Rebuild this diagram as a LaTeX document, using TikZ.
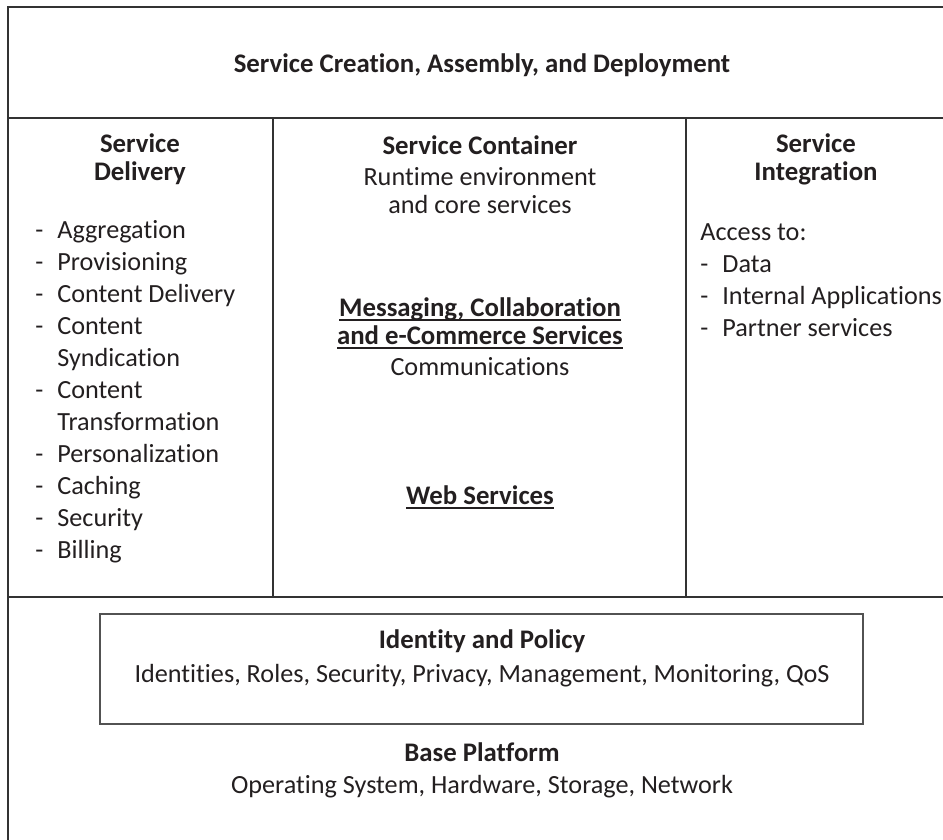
\documentclass[tikz,border=0pt]{standalone}
\usepackage{fontspec}
\setmainfont[Ligatures=NoCommon]{Carlito}
\definecolor{inkgrey}{HTML}{231F20}
\definecolor{rulegrey}{HTML}{333333}
\newcommand{\dashitem}[1]{\makebox[11pt][l]{-}#1}
\newcommand{\contitem}[1]{\hspace*{11pt}#1}
\newcommand{\svcunderline}[1]{\setbox0\hbox{#1}\rlap{\rule[-2.2pt]{\wd0}{0.6pt}}\box0}

\begin{document}
\begin{tikzpicture}[x=0.5pt, y=-0.5pt,
    frame/.style={draw=rulegrey, line width=1pt},
    innerframe/.style={draw=rulegrey!85, line width=0.8pt},
    heading/.style={font=\fontsize{13.4}{14}\selectfont\bfseries, text=inkgrey, align=center, inner sep=0pt},
    body/.style={font=\fontsize{13.1}{14}\selectfont, text=inkgrey, align=center, inner sep=0pt},
    itemlist/.style={font=\fontsize{13.1}{16}\selectfont, text=inkgrey, align=left, inner sep=0pt, anchor=west}]
  \useasboundingbox (0,0) rectangle (943,840);
  \clip (0,0) rectangle (943,840);

  % frame and dividers
  \draw[frame] (8,7) rectangle (960,860);
  \draw[frame] (8,118) -- (960,118);
  \draw[frame] (8,597) -- (960,597);
  \draw[frame] (273,118) -- (273,597);
  \draw[frame] (686,118) -- (686,597);
  \draw[innerframe] (100,614) rectangle (863,724);

  % top band
  \node[heading] (creation) at (482,65) {Service Creation, Assembly, and Deployment};

  % left column
  \node[heading] (delivery) at (140,159) {Service\\Delivery};
  \node[itemlist] (deliverylist) at (35,392) {\dashitem{Aggregation}\\
    \dashitem{Provisioning}\\
    \dashitem{Content Delivery}\\
    \dashitem{Content}\\
    \contitem{Syndication}\\
    \dashitem{Content}\\
    \contitem{Transformation}\\
    \dashitem{Personalization}\\
    \dashitem{Caching}\\
    \dashitem{Security}\\
    \dashitem{Billing}};

  % middle column
  \node[heading] (container) at (480,145) {Service Container};
  \node[body] (runtime) at (480,191) {Runtime environment\\and core services};
  \node[heading] (messaging) at (480,323) {\svcunderline{Messaging, Collaboration}\\\svcunderline{and e-Commerce Services}};
  \node[body] (comms) at (480,367) {Communications};
  \node[heading] (websvc) at (480,497) {\svcunderline{Web Services}};

  % right column
  \node[heading] (integration) at (816,159) {Service\\Integration};
  \node[itemlist] (integrationlist) at (700,280) {Access to:\\
    \dashitem{Data}\\
    \dashitem{Internal Applications}\\
    \dashitem{Partner services}};

  % bottom band
  \node[heading] (identity) at (482,641) {Identity and Policy};
  \node[body] (identities) at (482,676) {Identities, Roles, Security, Privacy, Management, Monitoring, QoS};
  \node[heading] (base) at (482,752) {Base Platform};
  \node[body] (platform) at (482,787) {Operating System, Hardware, Storage, Network};
\end{tikzpicture}
\end{document}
######
* **Work instructions**
Transcribe the listing above verbatim. Omit the pictures.

* **Result of the exercise**
Rebuild this diagram as a LaTeX document, using TikZ.
\documentclass[tikz,border=0pt]{standalone}
\usepackage{fontspec}
\setmainfont[Ligatures=NoCommon]{Carlito}
\definecolor{inkgrey}{HTML}{231F20}
\definecolor{rulegrey}{HTML}{333333}
\newcommand{\dashitem}[1]{\makebox[11pt][l]{-}#1}
\newcommand{\contitem}[1]{\hspace*{11pt}#1}
\newcommand{\svcunderline}[1]{\setbox0\hbox{#1}\rlap{\rule[-2.2pt]{\wd0}{0.6pt}}\box0}

\begin{document}
\begin{tikzpicture}[x=0.5pt, y=-0.5pt,
    frame/.style={draw=rulegrey, line width=1pt},
    innerframe/.style={draw=rulegrey!85, line width=0.8pt},
    heading/.style={font=\fontsize{13.4}{14}\selectfont\bfseries, text=inkgrey, align=center, inner sep=0pt},
    body/.style={font=\fontsize{13.1}{14}\selectfont, text=inkgrey, align=center, inner sep=0pt},
    itemlist/.style={font=\fontsize{13.1}{16}\selectfont, text=inkgrey, align=left, inner sep=0pt, anchor=west}]
  \useasboundingbox (0,0) rectangle (943,840);
  \clip (0,0) rectangle (943,840);

  % frame and dividers
  \draw[frame] (8,7) rectangle (960,860);
  \draw[frame] (8,118) -- (960,118);
  \draw[frame] (8,597) -- (960,597);
  \draw[frame] (273,118) -- (273,597);
  \draw[frame] (686,118) -- (686,597);
  \draw[innerframe] (100,614) rectangle (863,724);

  % top band
  \node[heading] (creation) at (482,65) {Service Creation, Assembly, and Deployment};

  % left column
  \node[heading] (delivery) at (140,159) {Service\\Delivery};
  \node[itemlist] (deliverylist) at (35,392) {\dashitem{Aggregation}\\
    \dashitem{Provisioning}\\
    \dashitem{Content Delivery}\\
    \dashitem{Content}\\
    \contitem{Syndication}\\
    \dashitem{Content}\\
    \contitem{Transformation}\\
    \dashitem{Personalization}\\
    \dashitem{Caching}\\
    \dashitem{Security}\\
    \dashitem{Billing}};

  % middle column
  \node[heading] (container) at (480,145) {Service Container};
  \node[body] (runtime) at (480,191) {Runtime environment\\and core services};
  \node[heading] (messaging) at (480,323) {\svcunderline{Messaging, Collaboration}\\\svcunderline{and e-Commerce Services}};
  \node[body] (comms) at (480,367) {Communications};
  \node[heading] (websvc) at (480,497) {\svcunderline{Web Services}};

  % right column
  \node[heading] (integration) at (816,159) {Service\\Integration};
  \node[itemlist] (integrationlist) at (700,280) {Access to:\\
    \dashitem{Data}\\
    \dashitem{Internal Applications}\\
    \dashitem{Partner services}};

  % bottom band
  \node[heading] (identity) at (482,641) {Identity and Policy};
  \node[body] (identities) at (482,676) {Identities, Roles, Security, Privacy, Management, Monitoring, QoS};
  \node[heading] (base) at (482,752) {Base Platform};
  \node[body] (platform) at (482,787) {Operating System, Hardware, Storage, Network};
\end{tikzpicture}
\end{document}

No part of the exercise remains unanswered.